Open charlesollion opened 4 years ago
@charlesollion I'm working on the ETL pipeline with Clément and was wondering if I understand correctly the AI response. For each trash, it gives :
{'frame_to_box': {'2': [0.43, 0.44, 0.49, 0.5]},
'id': 0,
'label': 'fragments'}
It also gives the fps and number of frame of the video. I thought 'frame_to_box' gave the index of the frame (here '2') and the location of the trash (the list with box boundaries). So, it seems we can indeed retrieve the timestamp of the trash, or ? I suggested the following function : https://github.com/surfriderfoundationeurope/etl/blob/dev/code-review/etl/utils/ai.py (if you have time t have a look and correct me if I'm wrong 🙏 )
Have a nice week-end !
Hello,
Thank you for your message. Indeed it is possible to retreive the timestamp from the frame number and the fps of the video. Your code seems good, but there seem to be one confusion between the boxes and the detected trash: you may (and it happens often) have a single detected trash that is found in mutliple consecutive frames (1 trash = several boxes), for instance:
{'detected_trash': [
{'frame_to_box': {'2': [0.43, 0.44, 0.49, 0.5], '3':[0.42, 0.44, 0.48, 0.5]},
'id': 0,
'label': 'fragments'}
}
I suggest attaching the timestamp to each trash, and not to each box. The timestamp of the trash should then be the average of the timestamps of the frames with boxes detected (in the example above, (timestamp of frame 2 + timestamp of frame 3)/2
).
Does it make sense to you? Other than that I think your code is clean. If it's meant to be located in the ETL and I'll close this issue as soon as we have the same vision!

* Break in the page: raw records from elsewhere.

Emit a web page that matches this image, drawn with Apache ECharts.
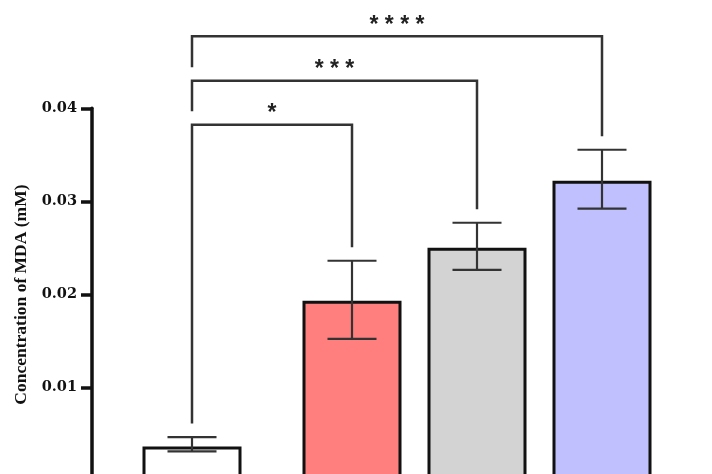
<!DOCTYPE html>
<html>
<head>
<meta charset="utf-8">
<script src="https://cdn.jsdelivr.net/npm/echarts@6/dist/echarts.min.js"></script>
<style>
  html, body { margin: 0; padding: 0; background: #fff; }
  #chart { width: 712px; height: 474px; }
</style>
</head>
<body>
<div id="chart"></div>
<script>
// Group names (not drawn; labels sit below the plotted area)
const groups = ['Control', 'Group A', 'Group B', 'Group C'];
// Mean MDA concentration (mM)
const meanMDA = [0.00368, 0.01933, 0.02503, 0.03222];
// Lower / upper ends of the error bars (mM)
const errLow = [0.00315, 0.01525, 0.02266, 0.02922];
const errHigh = [0.00469, 0.02363, 0.02771, 0.03555];
// Significance comparisons: [from, to, label]
const compareFrom = [0, 0, 0];
const compareTo = [1, 2, 3];
const compareLabels = ['*', '***', '****'];
// Bracket heights (mM)
const bracketLevels = [0.03824, 0.04297, 0.04774];
// Y axis ticks
const yTicks = [0, 0.01, 0.02, 0.03, 0.04];

// Slot of each group along the hidden horizontal axis (control sits a bit apart)
const slots = [0, 1.28, 2.28, 3.28];

const fills = ['#ffffff', '#ff7f7f', '#d3d3d3', '#c0c0ff'];
const serif = '"Liberation Serif", "Times New Roman", serif';
const LEG_GAP = 13.5;
const CAP_HALF = 24.5;

const chart = echarts.init(document.getElementById('chart'), null, { renderer: 'canvas' });

const barData = meanMDA.map((v, i) => ({
  value: [slots[i], v],
  name: groups[i],
  itemStyle: { color: fills[i] }
}));

const errData = meanMDA.map((v, i) => [slots[i], errLow[i], errHigh[i]]);
const bracketData = compareLabels.map((l, i) => [compareFrom[i], compareTo[i], i]);

chart.setOption({
  animation: false,
  backgroundColor: '#ffffff',
  grid: { left: 92, top: 108.3, width: 625, height: 372.5, outerBoundsMode: 'none', containLabel: false },
  xAxis: {
    type: 'value',
    min: -0.8,
    max: 4.2,
    show: false
  },
  yAxis: {
    type: 'value',
    min: yTicks[0],
    max: yTicks[yTicks.length - 1],
    interval: 0.01,
    splitLine: { show: false },
    axisLine: { show: true, onZero: false, lineStyle: { color: '#111', width: 3.5 } },
    axisTick: { show: true, length: 11, lineStyle: { color: '#111', width: 3.5 } },
    axisLabel: {
      margin: 15,
      color: '#111',
      fontFamily: '"DejaVu Serif", serif',
      fontWeight: 'bold',
      fontSize: 14.5,
      formatter: v => (v === 0 ? '' : v.toFixed(2))
    },
    name: 'Concentration of MDA (mM)',
    nameLocation: 'middle',
    nameGap: 61,
    nameRotate: 90,
    nameTextStyle: {
      color: '#111',
      fontFamily: serif,
      fontWeight: 'bold',
      fontSize: 17.5
    }
  },
  series: [
    {
      type: 'bar',
      data: barData,
      barWidth: 99,
      itemStyle: { borderColor: '#111', borderWidth: 3 },
      z: 2
    },
    {
      type: 'custom',
      data: errData,
      clip: false,
      z: 3,
      renderItem: (params, api) => {
        const x = api.coord([api.value(0), 0])[0];
        const yLo = api.coord([api.value(0), api.value(1)])[1];
        const yHi = api.coord([api.value(0), api.value(2)])[1];
        const style = { stroke: '#333', lineWidth: 2.2 };
        return {
          type: 'group',
          children: [
            { type: 'line', shape: { x1: x, y1: yLo, x2: x, y2: yHi }, style },
            { type: 'line', shape: { x1: x - CAP_HALF, y1: yHi, x2: x + CAP_HALF, y2: yHi }, style },
            { type: 'line', shape: { x1: x - CAP_HALF, y1: yLo, x2: x + CAP_HALF, y2: yLo }, style }
          ]
        };
      }
    },
    {
      type: 'custom',
      data: bracketData,
      clip: false,
      z: 4,
      renderItem: (params, api) => {
        const a = api.value(0), b = api.value(1), k = api.value(2);
        const xL = api.coord([slots[a], 0])[0];
        const xR = api.coord([slots[b], 0])[0];
        const yTop = api.coord([0, bracketLevels[k]])[1];
        const leftBelow = k === 0 ? errHigh[a] : bracketLevels[k - 1];
        const yLeft = api.coord([0, leftBelow])[1] - LEG_GAP;
        const yRight = api.coord([0, errHigh[b]])[1] - LEG_GAP;
        return {
          type: 'group',
          children: [
            {
              type: 'polyline',
              shape: { points: [[xL, yLeft], [xL, yTop], [xR, yTop], [xR, yRight]] },
              style: { stroke: '#333', lineWidth: 2.5, fill: null }
            },
            {
              type: 'text',
              style: {
                text: compareLabels[k].split('').join(' '),
                x: (xL + xR) / 2,
                y: yTop - 11,
                textAlign: 'center',
                textVerticalAlign: 'middle',
                font: 'bold 23px "Liberation Sans", Arial, sans-serif',
                fill: '#222'
              }
            }
          ]
        };
      }
    }
  ]
});
</script>
</body>
</html>
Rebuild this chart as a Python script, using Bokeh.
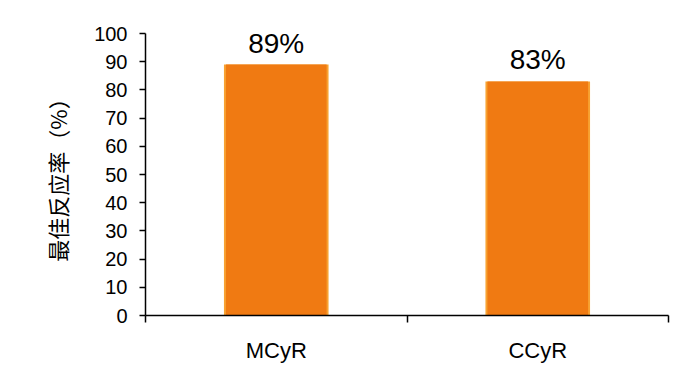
from bokeh.plotting import figure
from bokeh.models import ColumnDataSource, FixedTicker, Range1d
from bokeh.core.properties import value
from bokeh.embed import file_html
from bokeh.resources import INLINE

categories = ["MCyR", "CCyR"]
rates = [89, 83]
rate_labels = ["89%", "83%"]
y_ticks = [0, 10, 20, 30, 40, 50, 60, 70, 80, 90, 100]

xs = [i + 0.5 for i in range(len(categories))]
src = ColumnDataSource(dict(x=xs, top=rates, lab=rate_labels, cat=categories))

p = figure(width=686, height=365, output_backend="svg", toolbar_location=None,
           x_range=Range1d(0, len(categories)), y_range=Range1d(0, 100),
           min_border_left=145, min_border_right=18, min_border_top=33, min_border_bottom=50)
p.outline_line_color = None
p.grid.visible = False
p.background_fill_color = "white"

# bars with a soft bevel look
p.vbar(x="x", top="top", bottom=0, width=0.40, source=src,
       fill_color="#F8A232", line_color=None)
p.vbar(x="x", top="top", bottom=0, width=0.385, source=src,
       fill_color="#F07A12", line_color=None)

p.text(x="x", y="top", text="lab", source=src, text_align="center",
       text_baseline="bottom", y_offset=-6, text_font_size="28px",
       text_font=value("Liberation Sans"), text_color="black")

# y axis
ya = p.yaxis[0]
ya.ticker = FixedTicker(ticks=y_ticks)
ya.axis_label = "最佳反应率（%）"
ya.axis_label_text_font = "Noto Sans CJK SC"
ya.axis_label_text_font_style = "normal"
ya.axis_label_text_font_size = "22px"
ya.axis_label_text_color = "black"
ya.axis_label_standoff = 18
ya.major_label_text_font = "Liberation Sans"
ya.major_label_text_font_size = "20px"
ya.major_label_text_color = "black"
ya.major_label_standoff = 12
ya.major_tick_in = 0
ya.major_tick_out = 6
ya.minor_tick_line_color = None
ya.axis_line_width = 1.5
ya.major_tick_line_width = 1.5
ya.axis_line_color = "black"

# x axis: labels at category centres, ticks (minor) at category boundaries
xa = p.xaxis[0]
xa.ticker = FixedTicker(ticks=xs, minor_ticks=list(range(len(categories) + 1)))
xa.major_label_overrides = {x: c for x, c in zip(xs, categories)}
xa.major_tick_line_color = None
xa.major_tick_in = 0
xa.major_tick_out = 0
xa.minor_tick_in = 0
xa.minor_tick_out = 7
xa.minor_tick_line_color = "black"
xa.minor_tick_line_width = 1.5
xa.axis_line_width = 1.5
xa.axis_line_color = "black"
xa.major_label_text_font = "Liberation Sans"
xa.major_label_text_font_size = "22px"
xa.major_label_text_color = "black"
xa.major_label_standoff = 15

open("out.html", "w").write(file_html(p, INLINE))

Very clear, thank you ++ ! I'll copy-paste your answer, open an issue in ETL repo and implement that averaging over timestamp to be able to match a GPS coordinate. I was planing to keep also the AI box detection (to be able to check afterwards, to feed the label plateforme.. or actually, simply to take advantage of all the info the AI returns!). So I could indeed keep the average timestamp to match the GPS, and for box coordinates, I'd keep the ones from the frame in the 'middle' of the dict frame_to_box.
I'd suggest, for clarity purpose (but it's really a detail !) you could send frame_to_box as a list with keys frame
and box
, like:
{'detected_trash': [
{'frame_to_box': [{'frame': 2, 'box': [0.43, 0.44, 0.49, 0.5]}] , {'frame': 3, 'box': [0.42, 0.44, 0.48, 0.5]}],
'id': 0,
'label': 'fragments'}
}
You can close this issue, one of these implementations should do the work : https://github.com/surfriderfoundationeurope/etl/commit/62c1c758e6e9350b81d63f206d7032c25d79db3e Thank you for your help !
For each trash detected from a video, a new field should be added, including the elapsed number of seconds from the beginning of the video.